The home saver loans will offer up to $374,000 for single-family houses and condos, and up to $400,000 for two-family houses. The agency will also offer secondary loans for up to 10 percent of a house’s value to cover closing costs.
To be eligible to apply, borrowers must live in the houses they own and meet the federal government’s definition of low to moderate income. Owners who have significant debt beyond their mortgage, Godfrey said, or whose current mortgage exceeds the value of their house, probably would not qualify.
Godfrey has said that the agency could be doing $5 million to $10 million a month in these refinance loans.
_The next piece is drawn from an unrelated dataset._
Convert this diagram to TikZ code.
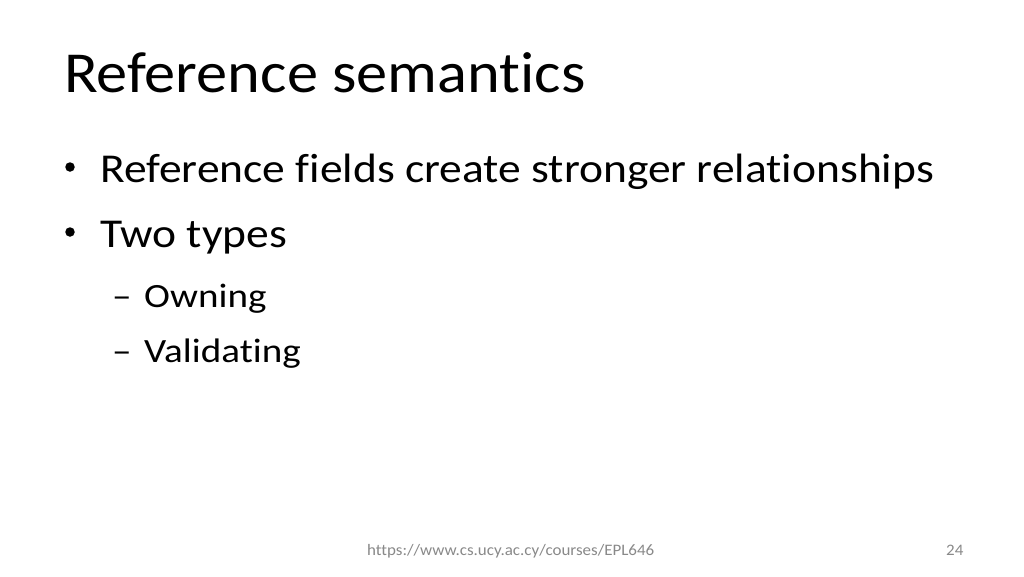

That would mean the new program could be as large as its first-time-buyer program.
“Our business is growing,” Godfrey said, “but unlike a private company, our profits don’t get distributed, so we put all of our money back into the programs.”
A report recently issued by ratings agency Standard & Poor’s said that Rhode Island Housing at the end of last year had a “slightly lower” profitability ratio than its peers, but that its “profitability and financial performance is strong.” The agency was given an AA- rating.
Rhode Island Housing’s reward for the increase in its lending business, however, is somewhat bittersweet.
“We’re processing three times as many loans,” Godfrey told the housing agency’s board last month, but “the other side of the business, unfortunately, is also booming.”
Reports of home foreclosures in Providence in September spiked 53 percent, he said.